━━ Source data
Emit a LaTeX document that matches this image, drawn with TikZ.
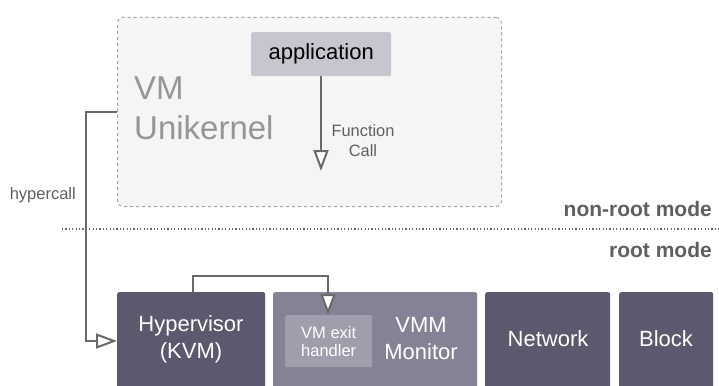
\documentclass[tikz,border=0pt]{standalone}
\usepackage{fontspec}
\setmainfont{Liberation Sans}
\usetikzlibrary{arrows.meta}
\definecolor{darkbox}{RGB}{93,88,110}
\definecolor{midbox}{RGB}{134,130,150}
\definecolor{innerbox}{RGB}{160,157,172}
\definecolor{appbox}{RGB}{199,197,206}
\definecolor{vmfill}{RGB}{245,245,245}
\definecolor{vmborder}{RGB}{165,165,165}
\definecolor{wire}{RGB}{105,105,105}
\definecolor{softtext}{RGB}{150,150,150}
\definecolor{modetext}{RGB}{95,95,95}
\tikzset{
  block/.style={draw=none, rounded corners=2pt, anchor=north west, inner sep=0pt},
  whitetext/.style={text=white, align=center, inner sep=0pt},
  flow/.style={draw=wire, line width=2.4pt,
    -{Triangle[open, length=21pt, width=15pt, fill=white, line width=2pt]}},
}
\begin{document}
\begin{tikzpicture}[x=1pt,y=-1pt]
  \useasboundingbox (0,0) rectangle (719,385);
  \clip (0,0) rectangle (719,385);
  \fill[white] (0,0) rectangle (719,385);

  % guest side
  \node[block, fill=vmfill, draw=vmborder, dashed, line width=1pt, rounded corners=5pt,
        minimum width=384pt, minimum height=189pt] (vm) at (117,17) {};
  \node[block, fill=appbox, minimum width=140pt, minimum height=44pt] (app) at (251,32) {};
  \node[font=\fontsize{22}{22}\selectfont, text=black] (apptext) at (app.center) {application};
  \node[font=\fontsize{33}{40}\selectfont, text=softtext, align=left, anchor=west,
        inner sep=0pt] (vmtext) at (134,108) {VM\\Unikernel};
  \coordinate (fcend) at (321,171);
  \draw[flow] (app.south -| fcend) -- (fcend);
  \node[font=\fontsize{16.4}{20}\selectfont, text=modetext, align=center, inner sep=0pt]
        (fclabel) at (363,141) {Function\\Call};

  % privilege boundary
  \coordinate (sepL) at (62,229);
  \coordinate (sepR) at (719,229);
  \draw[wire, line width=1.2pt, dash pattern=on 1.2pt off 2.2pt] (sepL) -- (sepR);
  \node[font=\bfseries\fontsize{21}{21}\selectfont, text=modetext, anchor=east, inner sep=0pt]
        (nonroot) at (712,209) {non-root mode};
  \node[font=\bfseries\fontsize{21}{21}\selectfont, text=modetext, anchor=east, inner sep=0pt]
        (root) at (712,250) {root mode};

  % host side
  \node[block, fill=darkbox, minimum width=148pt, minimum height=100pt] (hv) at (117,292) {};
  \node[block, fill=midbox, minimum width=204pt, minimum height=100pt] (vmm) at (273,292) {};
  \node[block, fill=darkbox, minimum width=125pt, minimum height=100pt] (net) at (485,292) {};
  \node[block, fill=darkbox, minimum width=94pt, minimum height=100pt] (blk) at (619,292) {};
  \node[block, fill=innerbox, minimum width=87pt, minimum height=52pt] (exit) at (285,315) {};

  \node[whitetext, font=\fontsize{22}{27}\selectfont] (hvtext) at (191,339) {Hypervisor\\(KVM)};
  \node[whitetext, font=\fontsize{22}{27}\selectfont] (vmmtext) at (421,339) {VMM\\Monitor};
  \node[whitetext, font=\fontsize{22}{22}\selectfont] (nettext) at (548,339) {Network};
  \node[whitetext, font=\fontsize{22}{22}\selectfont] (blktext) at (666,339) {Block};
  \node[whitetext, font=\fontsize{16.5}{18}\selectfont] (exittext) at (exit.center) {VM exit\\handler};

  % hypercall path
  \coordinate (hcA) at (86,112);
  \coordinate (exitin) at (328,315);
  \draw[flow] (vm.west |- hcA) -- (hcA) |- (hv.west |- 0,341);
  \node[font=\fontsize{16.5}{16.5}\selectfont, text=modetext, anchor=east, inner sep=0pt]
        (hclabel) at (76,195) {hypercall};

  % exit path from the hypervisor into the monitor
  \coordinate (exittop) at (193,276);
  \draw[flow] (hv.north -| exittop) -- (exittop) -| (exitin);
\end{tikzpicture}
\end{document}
━━━━
— Exercise task —
Restate the whole listing above exactly, except for its images.

— Reply to the task —
Emit a LaTeX document that matches this image, drawn with TikZ.
\documentclass[tikz,border=0pt]{standalone}
\usepackage{fontspec}
\setmainfont{Liberation Sans}
\usetikzlibrary{arrows.meta}
\definecolor{darkbox}{RGB}{93,88,110}
\definecolor{midbox}{RGB}{134,130,150}
\definecolor{innerbox}{RGB}{160,157,172}
\definecolor{appbox}{RGB}{199,197,206}
\definecolor{vmfill}{RGB}{245,245,245}
\definecolor{vmborder}{RGB}{165,165,165}
\definecolor{wire}{RGB}{105,105,105}
\definecolor{softtext}{RGB}{150,150,150}
\definecolor{modetext}{RGB}{95,95,95}
\tikzset{
  block/.style={draw=none, rounded corners=2pt, anchor=north west, inner sep=0pt},
  whitetext/.style={text=white, align=center, inner sep=0pt},
  flow/.style={draw=wire, line width=2.4pt,
    -{Triangle[open, length=21pt, width=15pt, fill=white, line width=2pt]}},
}
\begin{document}
\begin{tikzpicture}[x=1pt,y=-1pt]
  \useasboundingbox (0,0) rectangle (719,385);
  \clip (0,0) rectangle (719,385);
  \fill[white] (0,0) rectangle (719,385);

  % guest side
  \node[block, fill=vmfill, draw=vmborder, dashed, line width=1pt, rounded corners=5pt,
        minimum width=384pt, minimum height=189pt] (vm) at (117,17) {};
  \node[block, fill=appbox, minimum width=140pt, minimum height=44pt] (app) at (251,32) {};
  \node[font=\fontsize{22}{22}\selectfont, text=black] (apptext) at (app.center) {application};
  \node[font=\fontsize{33}{40}\selectfont, text=softtext, align=left, anchor=west,
        inner sep=0pt] (vmtext) at (134,108) {VM\\Unikernel};
  \coordinate (fcend) at (321,171);
  \draw[flow] (app.south -| fcend) -- (fcend);
  \node[font=\fontsize{16.4}{20}\selectfont, text=modetext, align=center, inner sep=0pt]
        (fclabel) at (363,141) {Function\\Call};

  % privilege boundary
  \coordinate (sepL) at (62,229);
  \coordinate (sepR) at (719,229);
  \draw[wire, line width=1.2pt, dash pattern=on 1.2pt off 2.2pt] (sepL) -- (sepR);
  \node[font=\bfseries\fontsize{21}{21}\selectfont, text=modetext, anchor=east, inner sep=0pt]
        (nonroot) at (712,209) {non-root mode};
  \node[font=\bfseries\fontsize{21}{21}\selectfont, text=modetext, anchor=east, inner sep=0pt]
        (root) at (712,250) {root mode};

  % host side
  \node[block, fill=darkbox, minimum width=148pt, minimum height=100pt] (hv) at (117,292) {};
  \node[block, fill=midbox, minimum width=204pt, minimum height=100pt] (vmm) at (273,292) {};
  \node[block, fill=darkbox, minimum width=125pt, minimum height=100pt] (net) at (485,292) {};
  \node[block, fill=darkbox, minimum width=94pt, minimum height=100pt] (blk) at (619,292) {};
  \node[block, fill=innerbox, minimum width=87pt, minimum height=52pt] (exit) at (285,315) {};

  \node[whitetext, font=\fontsize{22}{27}\selectfont] (hvtext) at (191,339) {Hypervisor\\(KVM)};
  \node[whitetext, font=\fontsize{22}{27}\selectfont] (vmmtext) at (421,339) {VMM\\Monitor};
  \node[whitetext, font=\fontsize{22}{22}\selectfont] (nettext) at (548,339) {Network};
  \node[whitetext, font=\fontsize{22}{22}\selectfont] (blktext) at (666,339) {Block};
  \node[whitetext, font=\fontsize{16.5}{18}\selectfont] (exittext) at (exit.center) {VM exit\\handler};

  % hypercall path
  \coordinate (hcA) at (86,112);
  \coordinate (exitin) at (328,315);
  \draw[flow] (vm.west |- hcA) -- (hcA) |- (hv.west |- 0,341);
  \node[font=\fontsize{16.5}{16.5}\selectfont, text=modetext, anchor=east, inner sep=0pt]
        (hclabel) at (76,195) {hypercall};

  % exit path from the hypervisor into the monitor
  \coordinate (exittop) at (193,276);
  \draw[flow] (hv.north -| exittop) -- (exittop) -| (exitin);
\end{tikzpicture}
\end{document}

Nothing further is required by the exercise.